'''

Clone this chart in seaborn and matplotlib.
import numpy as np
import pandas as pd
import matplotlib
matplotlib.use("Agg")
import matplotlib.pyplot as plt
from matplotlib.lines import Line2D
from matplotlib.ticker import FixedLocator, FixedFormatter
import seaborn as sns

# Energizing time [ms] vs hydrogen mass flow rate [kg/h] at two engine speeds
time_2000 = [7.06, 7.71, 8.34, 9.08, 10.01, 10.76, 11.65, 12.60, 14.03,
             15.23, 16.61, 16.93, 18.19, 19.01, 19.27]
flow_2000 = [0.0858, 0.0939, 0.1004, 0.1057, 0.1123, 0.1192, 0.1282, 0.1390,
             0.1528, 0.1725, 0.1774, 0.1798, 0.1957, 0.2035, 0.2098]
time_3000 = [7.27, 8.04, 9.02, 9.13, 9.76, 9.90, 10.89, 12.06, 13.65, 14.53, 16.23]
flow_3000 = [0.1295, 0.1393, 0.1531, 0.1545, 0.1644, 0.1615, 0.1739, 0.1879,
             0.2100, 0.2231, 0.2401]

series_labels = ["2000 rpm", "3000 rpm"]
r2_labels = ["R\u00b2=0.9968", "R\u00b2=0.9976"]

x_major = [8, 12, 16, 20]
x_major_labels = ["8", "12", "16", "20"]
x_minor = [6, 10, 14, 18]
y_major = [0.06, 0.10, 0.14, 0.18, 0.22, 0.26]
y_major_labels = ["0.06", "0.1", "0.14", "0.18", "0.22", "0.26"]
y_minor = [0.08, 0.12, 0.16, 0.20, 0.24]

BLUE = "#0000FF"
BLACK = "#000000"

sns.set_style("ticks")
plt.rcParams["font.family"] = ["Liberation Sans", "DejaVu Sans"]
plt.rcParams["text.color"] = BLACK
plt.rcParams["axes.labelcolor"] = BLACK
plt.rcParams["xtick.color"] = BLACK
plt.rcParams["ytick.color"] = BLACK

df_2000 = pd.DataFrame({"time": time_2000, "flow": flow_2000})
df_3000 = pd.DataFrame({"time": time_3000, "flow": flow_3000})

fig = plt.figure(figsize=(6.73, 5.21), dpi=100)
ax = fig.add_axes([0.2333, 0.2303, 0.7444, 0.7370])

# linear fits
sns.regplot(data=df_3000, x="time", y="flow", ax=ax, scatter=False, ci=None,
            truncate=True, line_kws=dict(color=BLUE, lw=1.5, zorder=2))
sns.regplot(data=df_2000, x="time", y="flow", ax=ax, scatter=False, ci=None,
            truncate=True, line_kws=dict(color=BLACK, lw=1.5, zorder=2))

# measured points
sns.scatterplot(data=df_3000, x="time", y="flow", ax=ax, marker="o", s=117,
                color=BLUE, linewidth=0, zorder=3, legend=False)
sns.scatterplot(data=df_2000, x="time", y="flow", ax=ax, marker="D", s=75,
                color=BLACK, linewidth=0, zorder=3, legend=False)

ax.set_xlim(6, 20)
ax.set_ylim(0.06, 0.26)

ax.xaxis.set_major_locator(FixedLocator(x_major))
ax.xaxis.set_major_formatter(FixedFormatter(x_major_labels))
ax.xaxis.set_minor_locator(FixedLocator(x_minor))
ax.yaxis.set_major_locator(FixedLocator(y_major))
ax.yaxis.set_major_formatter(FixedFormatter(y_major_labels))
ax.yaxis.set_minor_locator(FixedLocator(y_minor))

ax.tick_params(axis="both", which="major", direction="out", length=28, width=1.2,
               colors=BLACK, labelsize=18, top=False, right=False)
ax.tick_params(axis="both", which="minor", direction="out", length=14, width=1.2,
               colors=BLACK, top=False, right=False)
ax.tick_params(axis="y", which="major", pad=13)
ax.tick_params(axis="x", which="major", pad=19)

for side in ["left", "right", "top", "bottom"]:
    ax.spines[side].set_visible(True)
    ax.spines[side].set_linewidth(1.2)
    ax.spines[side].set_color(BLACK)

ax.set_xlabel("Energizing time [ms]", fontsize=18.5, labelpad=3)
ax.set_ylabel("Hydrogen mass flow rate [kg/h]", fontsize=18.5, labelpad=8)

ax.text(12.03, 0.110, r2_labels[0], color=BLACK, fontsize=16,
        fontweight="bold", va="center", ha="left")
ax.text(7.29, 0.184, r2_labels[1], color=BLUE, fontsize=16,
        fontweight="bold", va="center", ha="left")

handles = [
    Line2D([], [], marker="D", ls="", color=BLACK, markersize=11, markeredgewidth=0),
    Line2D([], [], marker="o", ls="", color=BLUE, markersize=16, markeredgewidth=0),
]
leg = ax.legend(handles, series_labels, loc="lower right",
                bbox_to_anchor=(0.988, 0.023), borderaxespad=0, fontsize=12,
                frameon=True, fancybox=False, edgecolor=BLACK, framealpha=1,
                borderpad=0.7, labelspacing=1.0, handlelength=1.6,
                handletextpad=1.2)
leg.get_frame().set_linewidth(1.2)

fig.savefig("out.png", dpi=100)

'''

Using the data above, restate word for word the lines from its opening line through the line that contains "ax = fig.add_axes([0.2333, 0.2303, 0.7444, 0.7370])", and no more.

Clone this chart in seaborn and matplotlib.
import numpy as np
import pandas as pd
import matplotlib
matplotlib.use("Agg")
import matplotlib.pyplot as plt
from matplotlib.lines import Line2D
from matplotlib.ticker import FixedLocator, FixedFormatter
import seaborn as sns

# Energizing time [ms] vs hydrogen mass flow rate [kg/h] at two engine speeds
time_2000 = [7.06, 7.71, 8.34, 9.08, 10.01, 10.76, 11.65, 12.60, 14.03,
             15.23, 16.61, 16.93, 18.19, 19.01, 19.27]
flow_2000 = [0.0858, 0.0939, 0.1004, 0.1057, 0.1123, 0.1192, 0.1282, 0.1390,
             0.1528, 0.1725, 0.1774, 0.1798, 0.1957, 0.2035, 0.2098]
time_3000 = [7.27, 8.04, 9.02, 9.13, 9.76, 9.90, 10.89, 12.06, 13.65, 14.53, 16.23]
flow_3000 = [0.1295, 0.1393, 0.1531, 0.1545, 0.1644, 0.1615, 0.1739, 0.1879,
             0.2100, 0.2231, 0.2401]

series_labels = ["2000 rpm", "3000 rpm"]
r2_labels = ["R\u00b2=0.9968", "R\u00b2=0.9976"]

x_major = [8, 12, 16, 20]
x_major_labels = ["8", "12", "16", "20"]
x_minor = [6, 10, 14, 18]
y_major = [0.06, 0.10, 0.14, 0.18, 0.22, 0.26]
y_major_labels = ["0.06", "0.1", "0.14", "0.18", "0.22", "0.26"]
y_minor = [0.08, 0.12, 0.16, 0.20, 0.24]

BLUE = "#0000FF"
BLACK = "#000000"

sns.set_style("ticks")
plt.rcParams["font.family"] = ["Liberation Sans", "DejaVu Sans"]
plt.rcParams["text.color"] = BLACK
plt.rcParams["axes.labelcolor"] = BLACK
plt.rcParams["xtick.color"] = BLACK
plt.rcParams["ytick.color"] = BLACK

df_2000 = pd.DataFrame({"time": time_2000, "flow": flow_2000})
df_3000 = pd.DataFrame({"time": time_3000, "flow": flow_3000})

fig = plt.figure(figsize=(6.73, 5.21), dpi=100)
ax = fig.add_axes([0.2333, 0.2303, 0.7444, 0.7370])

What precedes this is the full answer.